- **Instructions for the task**
Retype the whole listing verbatim and keep the pictures out of it.

- **Stored data**
● ● ● ●

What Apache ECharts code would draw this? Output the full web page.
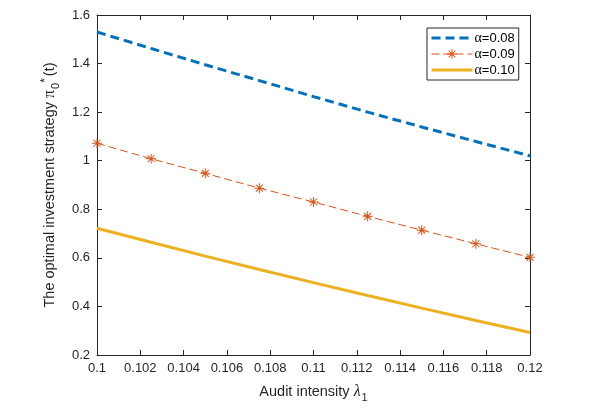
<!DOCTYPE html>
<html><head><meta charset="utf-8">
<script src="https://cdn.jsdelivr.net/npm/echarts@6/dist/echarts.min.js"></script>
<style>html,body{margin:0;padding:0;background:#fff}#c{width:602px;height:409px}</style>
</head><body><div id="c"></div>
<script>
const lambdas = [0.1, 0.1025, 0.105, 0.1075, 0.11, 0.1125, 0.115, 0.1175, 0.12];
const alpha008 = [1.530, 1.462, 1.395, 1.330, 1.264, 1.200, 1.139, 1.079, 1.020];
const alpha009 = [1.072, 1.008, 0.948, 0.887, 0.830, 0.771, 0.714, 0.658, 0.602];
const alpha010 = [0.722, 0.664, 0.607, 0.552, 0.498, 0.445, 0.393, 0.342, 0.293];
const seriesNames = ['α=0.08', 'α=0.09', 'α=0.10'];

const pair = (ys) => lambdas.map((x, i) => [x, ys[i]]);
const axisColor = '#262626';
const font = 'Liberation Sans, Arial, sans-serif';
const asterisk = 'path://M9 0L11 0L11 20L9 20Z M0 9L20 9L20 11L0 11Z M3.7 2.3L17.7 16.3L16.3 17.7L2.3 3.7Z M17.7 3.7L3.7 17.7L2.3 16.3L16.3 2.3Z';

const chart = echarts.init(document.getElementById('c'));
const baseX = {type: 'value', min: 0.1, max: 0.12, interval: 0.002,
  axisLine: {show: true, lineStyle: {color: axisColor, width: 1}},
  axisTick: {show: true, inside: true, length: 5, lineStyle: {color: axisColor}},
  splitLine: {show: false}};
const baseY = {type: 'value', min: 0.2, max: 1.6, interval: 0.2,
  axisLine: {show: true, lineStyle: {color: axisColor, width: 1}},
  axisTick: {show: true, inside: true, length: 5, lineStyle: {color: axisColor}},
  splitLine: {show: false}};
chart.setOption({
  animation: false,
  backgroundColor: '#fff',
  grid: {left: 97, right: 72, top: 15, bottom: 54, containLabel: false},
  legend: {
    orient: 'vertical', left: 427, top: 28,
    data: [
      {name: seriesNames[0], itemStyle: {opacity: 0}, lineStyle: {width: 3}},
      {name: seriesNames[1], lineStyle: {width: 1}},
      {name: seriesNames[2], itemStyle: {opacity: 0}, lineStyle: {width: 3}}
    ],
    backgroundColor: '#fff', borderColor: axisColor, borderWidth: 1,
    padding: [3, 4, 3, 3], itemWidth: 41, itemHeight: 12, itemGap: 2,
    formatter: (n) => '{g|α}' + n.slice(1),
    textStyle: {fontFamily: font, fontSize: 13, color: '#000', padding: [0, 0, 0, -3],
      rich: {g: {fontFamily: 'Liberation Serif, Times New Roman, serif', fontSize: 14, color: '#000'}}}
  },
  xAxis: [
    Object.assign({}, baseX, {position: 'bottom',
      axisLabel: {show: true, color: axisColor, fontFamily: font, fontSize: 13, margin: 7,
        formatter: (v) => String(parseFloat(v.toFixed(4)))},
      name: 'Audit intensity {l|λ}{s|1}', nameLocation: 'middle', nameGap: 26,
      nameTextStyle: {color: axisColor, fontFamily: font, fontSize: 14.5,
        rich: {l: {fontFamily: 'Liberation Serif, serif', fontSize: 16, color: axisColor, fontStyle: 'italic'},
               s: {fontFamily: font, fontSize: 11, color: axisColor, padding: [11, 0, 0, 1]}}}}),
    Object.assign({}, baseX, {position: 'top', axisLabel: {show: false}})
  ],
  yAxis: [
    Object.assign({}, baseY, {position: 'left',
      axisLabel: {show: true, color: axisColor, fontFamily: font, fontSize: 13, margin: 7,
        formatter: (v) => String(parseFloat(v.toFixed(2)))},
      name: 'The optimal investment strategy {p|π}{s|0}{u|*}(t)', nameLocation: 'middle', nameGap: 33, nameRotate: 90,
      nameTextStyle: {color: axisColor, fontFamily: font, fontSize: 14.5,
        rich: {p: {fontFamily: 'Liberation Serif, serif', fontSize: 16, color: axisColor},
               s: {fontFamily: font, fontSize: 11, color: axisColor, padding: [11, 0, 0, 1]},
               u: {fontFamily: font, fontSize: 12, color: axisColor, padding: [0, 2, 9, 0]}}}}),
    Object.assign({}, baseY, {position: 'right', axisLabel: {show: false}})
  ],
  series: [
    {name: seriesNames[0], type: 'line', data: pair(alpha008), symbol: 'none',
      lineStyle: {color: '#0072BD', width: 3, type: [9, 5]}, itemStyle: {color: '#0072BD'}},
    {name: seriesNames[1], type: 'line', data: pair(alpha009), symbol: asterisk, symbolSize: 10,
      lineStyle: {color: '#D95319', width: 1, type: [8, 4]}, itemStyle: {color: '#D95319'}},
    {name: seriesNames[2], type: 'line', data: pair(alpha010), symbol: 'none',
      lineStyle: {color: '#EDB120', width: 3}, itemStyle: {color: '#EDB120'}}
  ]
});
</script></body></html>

● ● ● ●

- **Worked answer**
What Apache ECharts code would draw this? Output the full web page.
<!DOCTYPE html>
<html><head><meta charset="utf-8">
<script src="https://cdn.jsdelivr.net/npm/echarts@6/dist/echarts.min.js"></script>
<style>html,body{margin:0;padding:0;background:#fff}#c{width:602px;height:409px}</style>
</head><body><div id="c"></div>
<script>
const lambdas = [0.1, 0.1025, 0.105, 0.1075, 0.11, 0.1125, 0.115, 0.1175, 0.12];
const alpha008 = [1.530, 1.462, 1.395, 1.330, 1.264, 1.200, 1.139, 1.079, 1.020];
const alpha009 = [1.072, 1.008, 0.948, 0.887, 0.830, 0.771, 0.714, 0.658, 0.602];
const alpha010 = [0.722, 0.664, 0.607, 0.552, 0.498, 0.445, 0.393, 0.342, 0.293];
const seriesNames = ['α=0.08', 'α=0.09', 'α=0.10'];

const pair = (ys) => lambdas.map((x, i) => [x, ys[i]]);
const axisColor = '#262626';
const font = 'Liberation Sans, Arial, sans-serif';
const asterisk = 'path://M9 0L11 0L11 20L9 20Z M0 9L20 9L20 11L0 11Z M3.7 2.3L17.7 16.3L16.3 17.7L2.3 3.7Z M17.7 3.7L3.7 17.7L2.3 16.3L16.3 2.3Z';

const chart = echarts.init(document.getElementById('c'));
const baseX = {type: 'value', min: 0.1, max: 0.12, interval: 0.002,
  axisLine: {show: true, lineStyle: {color: axisColor, width: 1}},
  axisTick: {show: true, inside: true, length: 5, lineStyle: {color: axisColor}},
  splitLine: {show: false}};
const baseY = {type: 'value', min: 0.2, max: 1.6, interval: 0.2,
  axisLine: {show: true, lineStyle: {color: axisColor, width: 1}},
  axisTick: {show: true, inside: true, length: 5, lineStyle: {color: axisColor}},
  splitLine: {show: false}};
chart.setOption({
  animation: false,
  backgroundColor: '#fff',
  grid: {left: 97, right: 72, top: 15, bottom: 54, containLabel: false},
  legend: {
    orient: 'vertical', left: 427, top: 28,
    data: [
      {name: seriesNames[0], itemStyle: {opacity: 0}, lineStyle: {width: 3}},
      {name: seriesNames[1], lineStyle: {width: 1}},
      {name: seriesNames[2], itemStyle: {opacity: 0}, lineStyle: {width: 3}}
    ],
    backgroundColor: '#fff', borderColor: axisColor, borderWidth: 1,
    padding: [3, 4, 3, 3], itemWidth: 41, itemHeight: 12, itemGap: 2,
    formatter: (n) => '{g|α}' + n.slice(1),
    textStyle: {fontFamily: font, fontSize: 13, color: '#000', padding: [0, 0, 0, -3],
      rich: {g: {fontFamily: 'Liberation Serif, Times New Roman, serif', fontSize: 14, color: '#000'}}}
  },
  xAxis: [
    Object.assign({}, baseX, {position: 'bottom',
      axisLabel: {show: true, color: axisColor, fontFamily: font, fontSize: 13, margin: 7,
        formatter: (v) => String(parseFloat(v.toFixed(4)))},
      name: 'Audit intensity {l|λ}{s|1}', nameLocation: 'middle', nameGap: 26,
      nameTextStyle: {color: axisColor, fontFamily: font, fontSize: 14.5,
        rich: {l: {fontFamily: 'Liberation Serif, serif', fontSize: 16, color: axisColor, fontStyle: 'italic'},
               s: {fontFamily: font, fontSize: 11, color: axisColor, padding: [11, 0, 0, 1]}}}}),
    Object.assign({}, baseX, {position: 'top', axisLabel: {show: false}})
  ],
  yAxis: [
    Object.assign({}, baseY, {position: 'left',
      axisLabel: {show: true, color: axisColor, fontFamily: font, fontSize: 13, margin: 7,
        formatter: (v) => String(parseFloat(v.toFixed(2)))},
      name: 'The optimal investment strategy {p|π}{s|0}{u|*}(t)', nameLocation: 'middle', nameGap: 33, nameRotate: 90,
      nameTextStyle: {color: axisColor, fontFamily: font, fontSize: 14.5,
        rich: {p: {fontFamily: 'Liberation Serif, serif', fontSize: 16, color: axisColor},
               s: {fontFamily: font, fontSize: 11, color: axisColor, padding: [11, 0, 0, 1]},
               u: {fontFamily: font, fontSize: 12, color: axisColor, padding: [0, 2, 9, 0]}}}}),
    Object.assign({}, baseY, {position: 'right', axisLabel: {show: false}})
  ],
  series: [
    {name: seriesNames[0], type: 'line', data: pair(alpha008), symbol: 'none',
      lineStyle: {color: '#0072BD', width: 3, type: [9, 5]}, itemStyle: {color: '#0072BD'}},
    {name: seriesNames[1], type: 'line', data: pair(alpha009), symbol: asterisk, symbolSize: 10,
      lineStyle: {color: '#D95319', width: 1, type: [8, 4]}, itemStyle: {color: '#D95319'}},
    {name: seriesNames[2], type: 'line', data: pair(alpha010), symbol: 'none',
      lineStyle: {color: '#EDB120', width: 3}, itemStyle: {color: '#EDB120'}}
  ]
});
</script></body></html>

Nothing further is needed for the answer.